Lectures are Good for You

In Cambridge most of the lectures are very good, others are a little boring, a very few are not good at all. However, the vast majority are very good.

The point about lectures is that they save you massive amounts of time; they represent an extremely efficient use of the time you have available for learning. In a period of around fifty minutes you will be presented with an amount of information and analysis that would have taken you (and did take the lecturer) many hours, weeks, or years to accumulate and organise.

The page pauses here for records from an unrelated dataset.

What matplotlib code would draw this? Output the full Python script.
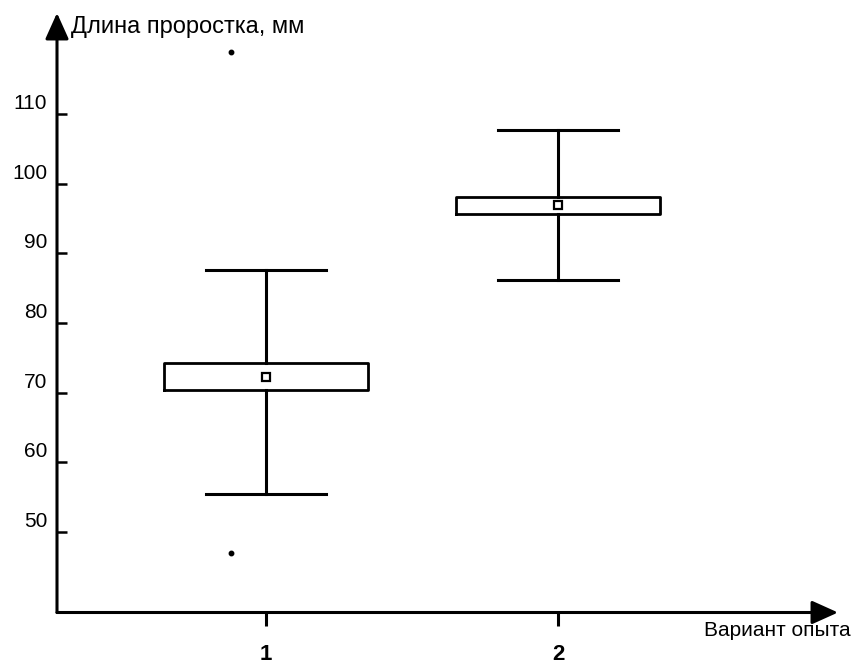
import matplotlib
matplotlib.use('Agg')
import matplotlib.pyplot as plt
from matplotlib.transforms import ScaledTranslation

# Data
variants = [1, 2]
variant_labels = ['1', '2']
q1 = [70.4, 95.6]
q3 = [74.3, 98.1]
means = [72.3, 96.9]
whisker_low = [55.5, 86.2]
whisker_high = [87.6, 107.7]
outliers = [[118.9, 47.0], []]
y_ticks = [50, 60, 70, 80, 90, 100, 110]

plt.rcParams['font.family'] = ['Liberation Sans', 'DejaVu Sans']

fig = plt.figure(figsize=(8.55, 6.64), dpi=100)
W, H = 855, 664
left, right, bottom, top = 57, 838, 612.5, 13
ax = fig.add_axes([left / W, 1 - bottom / H, (right - left) / W, (bottom - top) / H])

# box statistics for bxp
stats = []
for i in range(len(variants)):
    stats.append({
        'q1': q1[i], 'q3': q3[i], 'med': means[i], 'mean': means[i],
        'whislo': whisker_low[i], 'whishi': whisker_high[i], 'fliers': [],
    })

ax.bxp(stats, positions=variants, widths=0.7, capwidths=0.41,
       showmeans=True, showfliers=False,
       boxprops=dict(color='black', linewidth=2.0),
       whiskerprops=dict(color='black', linewidth=2.2),
       capprops=dict(color='black', linewidth=2.2),
       medianprops=dict(visible=False),
       meanprops=dict(marker='s', markerfacecolor='white', markeredgecolor='black',
                      markersize=5.5, markeredgewidth=1.6))

# outlying points sit a little left of the whisker line
for pos, pts in zip(variants, outliers):
    if pts:
        ax.plot([pos - 0.12] * len(pts), pts, 'o', color='black', markersize=3.2)

ax.set_xlim(0.284, 2.959)
ax.set_ylim(38.45, 124.5)

for s in ax.spines.values():
    s.set_visible(False)

# axis arrows
arrow = dict(arrowstyle='-|>,head_length=0.8,head_width=0.36', color='black',
             lw=2.2, shrinkA=0, shrinkB=0, mutation_scale=20)
ax.annotate('', xy=(0, 1), xytext=(0, 0), xycoords='axes fraction', arrowprops=arrow)
ax.annotate('', xy=(1, 0), xytext=(0, 0), xycoords='axes fraction', arrowprops=arrow)

ax.set_yticks(y_ticks)
ax.set_xticks(variants)
ax.set_xticklabels(variant_labels)
ax.tick_params(axis='y', direction='in', length=7, width=1.8, labelsize=15, pad=7)
ax.tick_params(axis='x', direction='out', length=9, width=2.2, labelsize=16, pad=14)
for lab in ax.get_yticklabels():
    lab.set_transform(lab.get_transform() + ScaledTranslation(0, 9 / 72, fig.dpi_scale_trans))
for lab in ax.get_xticklabels():
    lab.set_fontweight('bold')

fig.text(71 / W, 1 - 27 / H, 'Длина проростка, мм', fontsize=17, va='center', ha='left')
fig.text(851 / W, 1 - 631 / H, 'Вариант опыта', fontsize=15, va='center', ha='right')

fig.savefig('out.png', dpi=100)
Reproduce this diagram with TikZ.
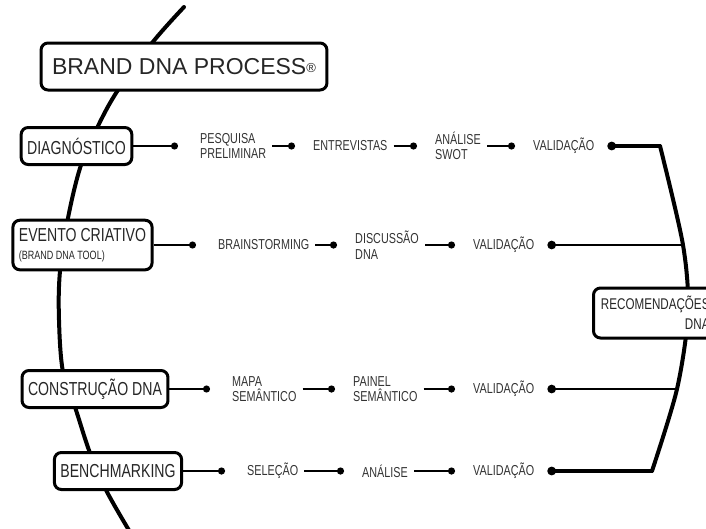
\documentclass[tikz,border=0pt]{standalone}
\usepackage{fontspec}
\setmainfont{Liberation Sans}[FakeStretch=0.75]
\newfontfamily\titlefont{Liberation Sans}
\usetikzlibrary{arrows.meta}
\begin{document}
\begin{tikzpicture}[x=1pt,y=-1pt,
	spine/.style={line width=4pt,line cap=round},
	stage/.style={draw,line width=3pt,rounded corners=7pt,fill=white,minimum height=37pt,inner xsep=6pt,text=black!85,font=\fontsize{18.8}{20}\selectfont},
	task/.style={anchor=west,inner sep=0pt,align=left,text=black!80,font=\fontsize{14.4}{15.5}\selectfont},
	feed/.style={line width=2pt,shorten >=22pt,-{Circle[length=7pt,width=7pt]}},
	link/.style={line width=2.4pt,shorten <=6pt,shorten >=18pt,-{Circle[length=7pt,width=7pt]}},
	closing/.style={line width=2.6pt,shorten <=13pt,{Circle[length=8.5pt,width=8.5pt]}-}]
\useasboundingbox (0,0) rectangle (706,528);
\coordinate (r1) at (660,146);
\coordinate (c2) at (683,245);
\coordinate (cm) at (688,313);
\coordinate (c3) at (677,389);
\coordinate (r4) at (652,471);
\draw [spine] plot [smooth,tension=0.6] coordinates {(184,7) (152,43) (118,90) (98,126) (81,165) (68,218) (60,271) (59,320) (63,372) (75,407) (90,453) (106,490) (130,532)};
\draw [spine] plot [smooth] coordinates {(r1) (c2) (cm) (c3) (r4)};
\node [stage,minimum height=47pt,inner xsep=11pt,font={\titlefont\fontsize{23}{24}\selectfont}] (title) at (184,66.5) {BRAND DNA PROCESS{\fontsize{13}{13}\selectfont\raisebox{2pt}{®}}};
\node [stage] (diag) at (76.5,146) {DIAGNÓSTICO};
\node [stage,align=left,inner ysep=8pt,font=\fontsize{18.8}{18}\selectfont] (evento) at (82.5,245) {EVENTO CRIATIVO\\{\fontsize{12}{13}\selectfont(BRAND DNA TOOL)}};
\node [stage] (constr) at (95,389) {CONSTRUÇÃO DNA};
\node [stage] (bench) at (118,471) {BENCHMARKING};
\node [stage,anchor=west,align=right,text width=110pt,minimum height=50pt,font=\fontsize{15.5}{20}\selectfont] (recom) at (592,313) {RECOMENDAÇÕES\\DNA};
\node [task] (pesq) at (200,146) {PESQUISA\\PRELIMINAR};
\node [task] (entre) at (313,146) {ENTREVISTAS};
\node [task] (swot) at (435,146) {ANÁLISE\\SWOT};
\node [task] (val1) at (533,146) {VALIDAÇÃO};
\node [task] (brain) at (218,245) {BRAINSTORMING};
\node [task] (disc) at (355,245) {DISCUSSÃO\\DNA};
\node [task] (val2) at (473,245) {VALIDAÇÃO};
\node [task] (mapa) at (232,389) {MAPA\\SEMÂNTICO};
\node [task] (painel) at (353,389) {PAINEL\\SEMÂNTICO};
\node [task] (val3) at (473,389) {VALIDAÇÃO};
\node [task] (sel) at (247,471) {SELEÇÃO};
\node [task] (ana) at (362,471) {ANÁLISE};
\node [task] (val4) at (473,471) {VALIDAÇÃO};
\draw [feed] (diag) -- (pesq);
\draw [link] (pesq) -- (entre);
\draw [link] (entre) -- (swot);
\draw [link] (swot) -- (val1);
\draw [closing,line width=4pt] (val1) -- (r1);
\draw [feed] (evento) -- (brain);
\draw [link] (brain) -- (disc);
\draw [link] (disc) -- (val2);
\draw [closing] (val2) -- (c2);
\draw [feed] (constr) -- (mapa);
\draw [link] (mapa) -- (painel);
\draw [link] (painel) -- (val3);
\draw [closing] (val3) -- (c3);
\draw [feed,line width=2.6pt] (bench) -- (sel);
\draw [link] (sel) -- (ana);
\draw [link] (ana) -- (val4);
\draw [closing,line width=4pt] (val4) -- (r4);
\end{tikzpicture}
\end{document}
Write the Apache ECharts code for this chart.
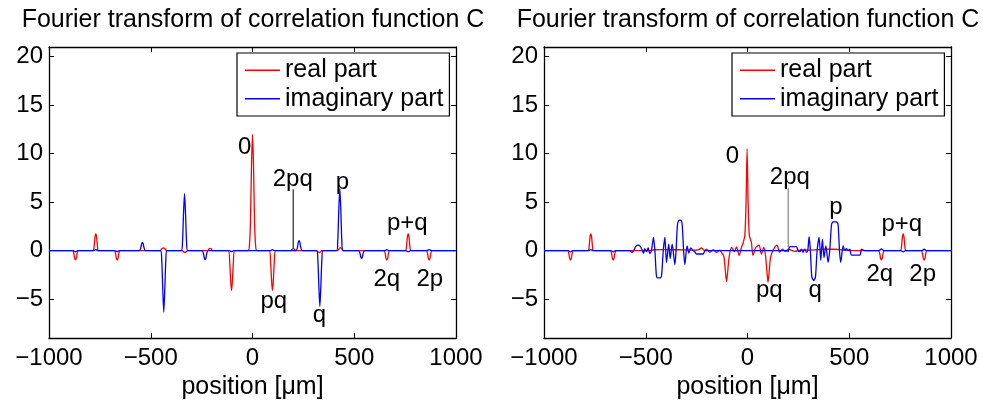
<!DOCTYPE html>
<html>
<head>
<meta charset="utf-8">
<script src="https://cdn.jsdelivr.net/npm/echarts@6/dist/echarts.min.js"></script>
<style>
html,body{margin:0;padding:0;background:#fff;}
#chart{width:983px;height:400px;}
</style>
</head>
<body>
<div id="chart"></div>
<script>
// ---------- data ----------
var titleText = 'Fourier transform of correlation function C';
var xAxisName = 'position [\u03bcm]';
var legendNames = ['real part', 'imaginary part'];
var xTicks = [-1000, -500, 0, 500, 1000];
var yTicks = [-5, 0, 5, 10, 15, 20];

// left panel, real part [position, value]
var leftReal = [
  [-1000,0],
  [-884,0],[-878,-0.3],[-874,-0.8],[-870,-0.95],[-866,-0.8],[-862,-0.3],[-856,0],
  [-784,0],[-778,0.5],[-774,1.4],[-770,1.72],[-766,1.4],[-762,0.5],[-756,0],
  [-679,0],[-673,-0.3],[-669,-0.8],[-665,-0.96],[-661,-0.8],[-657,-0.3],[-651,0],
  [-454,0],[-446,0.2],[-438,0.3],[-430,0.2],[-422,0],
  [-344,0],[-338,-0.12],[-332,-0.17],[-326,-0.12],[-320,0],
  [-220,0],[-214,0.18],[-208,0.25],[-202,0.18],[-196,0],
  [-119,0],[-112,-1.2],[-107,-3.2],[-103,-4.1],[-99,-3.2],[-94,-1.2],[-87,0],
  [-22,0],[-15,0.6],[-10,3],[-5,8.8],[0,12],[5,8.8],[10,3],[15,0.6],[22,0],
  [82,0],[89,-1.2],[94,-3.2],[98,-4.1],[102,-3.2],[107,-1.2],[114,0],
  [188,0],[194,0.16],[200,0.22],[206,0.16],[212,0],
  [316,0],[322,-0.14],[328,-0.2],[334,-0.14],[340,0],
  [418,0],[426,0.22],[432,0.32],[438,0.22],[446,0],
  [646,0],[652,-0.3],[656,-0.8],[660,-0.96],[664,-0.8],[668,-0.3],[674,0],
  [751,0],[757,0.5],[761,1.4],[765,1.72],[769,1.4],[773,0.5],[779,0],
  [854,0],[860,-0.3],[864,-0.8],[868,-0.96],[872,-0.8],[876,-0.3],[882,0],
  [1000,0]
];

// left panel, imaginary part
var leftImag = [
  [-1000,0],
  [-882,0],[-870,-0.12],[-858,0],
  [-782,0],[-770,0.12],[-758,0],
  [-677,0],[-665,-0.1],[-653,0],
  [-556,0],[-549,0.3],[-545,0.7],[-541,0.86],[-537,0.7],[-533,0.3],[-526,0],
  [-452,0],[-446,-1.0],[-441,-4.0],[-436,-6.32],[-431,-4.0],[-426,-1.0],[-420,0],
  [-350,0],[-344,0.9],[-339,3.8],[-334,5.89],[-329,3.8],[-324,0.9],[-318,0],
  [-248,0],[-241,-0.3],[-237,-0.75],[-233,-0.92],[-229,-0.75],[-225,-0.3],[-218,0],
  [-115,0],[-103,-0.1],[-91,0],
  [86,0],[98,0.1],[110,0],
  [214,0],[221,0.35],[225,0.85],[229,1.03],[233,0.85],[237,0.35],[244,0],
  [315,0],[321,-0.9],[326,-3.6],[331,-5.74],[336,-3.6],[341,-0.9],[347,0],
  [413,0],[419,1.0],[424,4.2],[429,6.4],[434,4.2],[439,1.0],[445,0],
  [521,0],[528,-0.25],[532,-0.65],[536,-0.78],[540,-0.65],[544,-0.25],[551,0],
  [648,0],[660,0.1],[672,0],
  [753,0],[765,-0.12],[777,0],
  [856,0],[868,0.12],[880,0],
  [1000,0]
];

// right panel, real part
var rightReal = [
  [-1000,0],
  [-884,0],[-878,-0.3],[-874,-0.8],[-870,-0.96],[-866,-0.8],[-862,-0.3],[-856,0],
  [-784,0],[-778,0.5],[-774,1.4],[-770,1.72],[-766,1.4],[-762,0.5],[-756,0],
  [-674,0],[-668,-0.3],[-664,-0.8],[-660,-0.96],[-656,-0.8],[-652,-0.3],[-646,0],
  [-480,0],[-460,0.1],[-420,0.12],[-380,0.1],[-340,0.1],[-300,0.08],[-260,0.05],
  [-240,0.1],[-226,0.28],[-210,0],[-202,0.15],[-185,-0.17],[-169,0.1],[-152,-0.17],
  [-136,0.05],[-128,-0.17],[-116,-0.6],[-108,-2.3],[-103,-3.18],[-98,-2.3],[-90,-0.6],
  [-78,0.34],[-65,-0.1],[-54,0.4],[-41,-0.5],[-30,0.3],[-21,0.85],[-13,1.6],[-7,5],
  [-2,10.5],[3,5],[9,1.6],[19,0.85],[27,-0.5],[40,0.3],[57,0.58],[68,-0.34],[80,0.34],
  [89,-0.6],[96,-2.3],[101,-3.25],[106,-2.3],[114,-0.6],[133,0.34],[145,0.58],
  [158,-0.17],[171,0.17],[187,-0.1],[199,0.17],[216,0.05],[232,-0.06],[260,0.05],
  [300,0.05],[340,0.1],[380,0.15],[420,0.15],[460,0.1],[500,0.02],[540,0],
  [644,0],[650,-0.3],[654,-0.8],[658,-0.96],[662,-0.8],[666,-0.3],[672,0],
  [751,0],[757,0.5],[761,1.4],[765,1.72],[769,1.4],[773,0.5],[779,0],
  [854,0],[860,-0.3],[864,-0.8],[868,-0.96],[872,-0.8],[876,-0.3],[882,0],
  [1000,0]
];

// right panel, imaginary part
var rightImag = [
  [-1000,0],
  [-882,0],[-870,-0.12],[-858,0],
  [-782,0],[-770,0.12],[-758,0],
  [-672,0],[-660,-0.12],[-648,0],
  [-579,0],[-567,-0.17],[-557,0.1],[-549,0.45],[-538,0.58],[-527,0.45],[-518,0.1],
  [-511,-0.27],[-505,0.2],[-496,-0.1],[-488,0.3],[-480,-0.3],[-472,0],[-462,1.37],
  [-455,0],[-448,-2.5],[-442,-2.8],[-429,-2.8],[-422,-2.5],[-414,0],[-406,1.37],
  [-398,-1.2],[-387,0.68],[-380,-0.8],[-370,0.68],[-357,-1.43],[-351,0],[-344,2.7],
  [-336,3.15],[-328,3.15],[-321,2.7],[-314,0],[-308,-1.43],[-297,0.5],[-288,-0.25],
  [-279,0.3],[-267,0],[-259,-0.1],[-251,-0.34],[-218,-0.34],[-208,0],
  [196,0],[200,-0.1],[208,0.41],[240,0.41],[249,0],[257,-0.1],[265,0.17],[273,-0.17],
  [281,0.17],[290,-0.17],[296,0],[303,1.44],[309,0],[316,-2.7],[326,-3.08],[334,-2.7],
  [342,0],[352,1.37],[360,-1.0],[368,1.2],[376,-0.7],[385,0.5],[396,-1.2],[404,0],
  [413,2.7],[421,2.97],[437,2.97],[445,2.7],[452,0],[458,-1.2],[470,0.5],[478,0],
  [486,0.2],[494,0],[503,0.15],[511,-0.45],[552,-0.45],[560,0.15],[576,0],
  [646,0],[658,0.18],[670,0],
  [753,0],[765,-0.12],[777,0],
  [856,0],[868,0.15],[880,0],
  [1000,0]
];

// annotation texts and their data positions
var leftLabels = [
  [-38, 10.67, '0'], [198, 7.32, '2pq'], [442, 7.08, 'p'], [105, -5.22, 'pq'],
  [329, -6.71, 'q'], [761, 2.81, 'p+q'], [660, -2.94, '2q'], [871, -2.94, '2p']
];
var rightLabels = [
  [-74, 9.68, '0'], [208, 7.57, '2pq'], [434, 4.45, 'p'], [758, 2.74, 'p+q'],
  [107, -4.09, 'pq'], [332, -4.09, 'q'], [650, -2.4, '2q'], [861, -2.4, '2p']
];
var leftPointer = [[200, 0.25], [200, 6.33]];
var rightPointer = [[200, 0.35], [200, 6.43]];

// ---------- chart ----------
var FONT = 'Liberation Sans, Arial, Helvetica, sans-serif';
var chart = echarts.init(document.getElementById('chart'), null, {renderer: 'canvas'});
var minus = function (v) { return String(v).replace('-', '\u2212'); };

function xAx(gi, bottom) {
  return {
    type: 'value', gridIndex: gi, min: -1000, max: 1000,
    position: bottom ? 'bottom' : 'top',
    name: bottom ? xAxisName : '', nameLocation: 'middle', nameGap: 31,
    nameTextStyle: {fontFamily: FONT, fontSize: 25, color: '#000'},
    axisLine: {show: true, onZero: false, lineStyle: {color: '#000', width: 1.3}},
    axisTick: {show: true, inside: true, length: 5, customValues: xTicks, lineStyle: {color: '#000', width: 1}},
    axisLabel: {show: bottom, customValues: xTicks, margin: 8, formatter: minus,
      fontFamily: FONT, fontSize: 24, color: '#000'},
    splitLine: {show: false}
  };
}
function yAx(gi, left) {
  return {
    type: 'value', gridIndex: gi, min: -9, max: 21,
    position: left ? 'left' : 'right',
    axisLine: {show: true, onZero: false, lineStyle: {color: '#000', width: 1.3}},
    axisTick: {show: true, inside: true, length: 5, customValues: yTicks, lineStyle: {color: '#000', width: 1}},
    axisLabel: {show: left, customValues: yTicks, margin: 6, formatter: minus,
      fontFamily: FONT, fontSize: 24, color: '#000'},
    splitLine: {show: false}
  };
}
function lineSeries(name, data, color, xi, yi) {
  return {
    name: name, type: 'line', data: data, xAxisIndex: xi, yAxisIndex: yi,
    showSymbol: false, symbol: 'none', smooth: 0.25,
    lineStyle: {color: color, width: 1.3}, itemStyle: {color: color},
    emphasis: {disabled: true}, silent: true
  };
}
function labelSeries(data, xi, yi) {
  return {
    type: 'scatter', data: data, xAxisIndex: xi, yAxisIndex: yi,
    symbol: 'circle', symbolSize: 1, itemStyle: {color: 'rgba(255,255,255,0)', opacity: 1}, silent: true,
    label: {show: true, position: 'inside', formatter: function (p) { return p.value[2]; },
      fontFamily: FONT, fontSize: 24, color: '#000', opacity: 1, textBorderWidth: 0}
  };
}
function pointerSeries(data, color, xi, yi) {
  return {
    type: 'line', data: data, xAxisIndex: xi, yAxisIndex: yi, symbol: 'none',
    lineStyle: {color: color, width: 1.1}, silent: true
  };
}
function legendAt(left) {
  return {
    data: legendNames, orient: 'vertical', left: left, top: 53,
    padding: [3, 6, 3, 8], itemGap: 0, itemWidth: 35, itemHeight: 1.5, icon: 'rect',
    borderColor: '#000', borderWidth: 1.2, backgroundColor: '#fff', selectedMode: false,
    textStyle: {fontFamily: FONT, fontSize: 25, color: '#000', lineHeight: 28.5}
  };
}

var option = {
  animation: false,
  backgroundColor: '#fff',
  title: [
    {text: titleText, left: 253, top: 8, padding: 0, textAlign: 'center',
      textStyle: {fontFamily: FONT, fontSize: 25, fontWeight: 'normal', color: '#000'}},
    {text: titleText, left: 748, top: 8, padding: 0, textAlign: 'center',
      textStyle: {fontFamily: FONT, fontSize: 25, fontWeight: 'normal', color: '#000'}}
  ],
  legend: [legendAt(237), legendAt(732)],
  grid: [
    {left: 49, top: 47, width: 407, height: 291, outerBoundsMode: 'none', containLabel: false},
    {left: 544, top: 47, width: 407, height: 291, outerBoundsMode: 'none', containLabel: false}
  ],
  xAxis: [xAx(0, true), xAx(0, false), xAx(1, true), xAx(1, false)],
  yAxis: [yAx(0, true), yAx(0, false), yAx(1, true), yAx(1, false)],
  series: [
    lineSeries(legendNames[0], leftReal, '#ff0000', 0, 0),
    lineSeries(legendNames[1], leftImag, '#0000ff', 0, 0),
    pointerSeries(leftPointer, '#111', 0, 0),
    labelSeries(leftLabels, 0, 0),
    lineSeries(legendNames[0], rightReal, '#ff0000', 2, 2),
    lineSeries(legendNames[1], rightImag, '#0000ff', 2, 2),
    pointerSeries(rightPointer, '#777', 2, 2),
    labelSeries(rightLabels, 2, 2)
  ]
};
chart.setOption(option);
</script>
</body>
</html>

Going to lectures is also (quite seriously) a good way to avoid depression. Before and after lectures are among the best times to socialise with fellow-students taking some of the same papers as you. This social contact with fellow-students who are in the same boat as you is very rewarding; you can consult, commiserate, encourage, and counsel one another on the academic and personal challenges you are facing. Also, staying in bed or being inactive all morning (or all day) is one of the best ways to bring on bouts of depression. For the sake of your mental health, as well as for the sake of efficient academic development, attending your lectures is an excellent idea.

Taking notes in lectures

Efficient note-taking is an important skill to develop both when doing reading for an essay and when attending lectures. You will need to develop your own preferred method, finding a way to write down enough so that you remember the points that the lecturer was making and any important examples, names or dates she mentioned (often a hand-out distributed by the lecturer can serve this purpose to a large extent), but not so much that you don't have time really to take in and attend to the lecturer's arguments.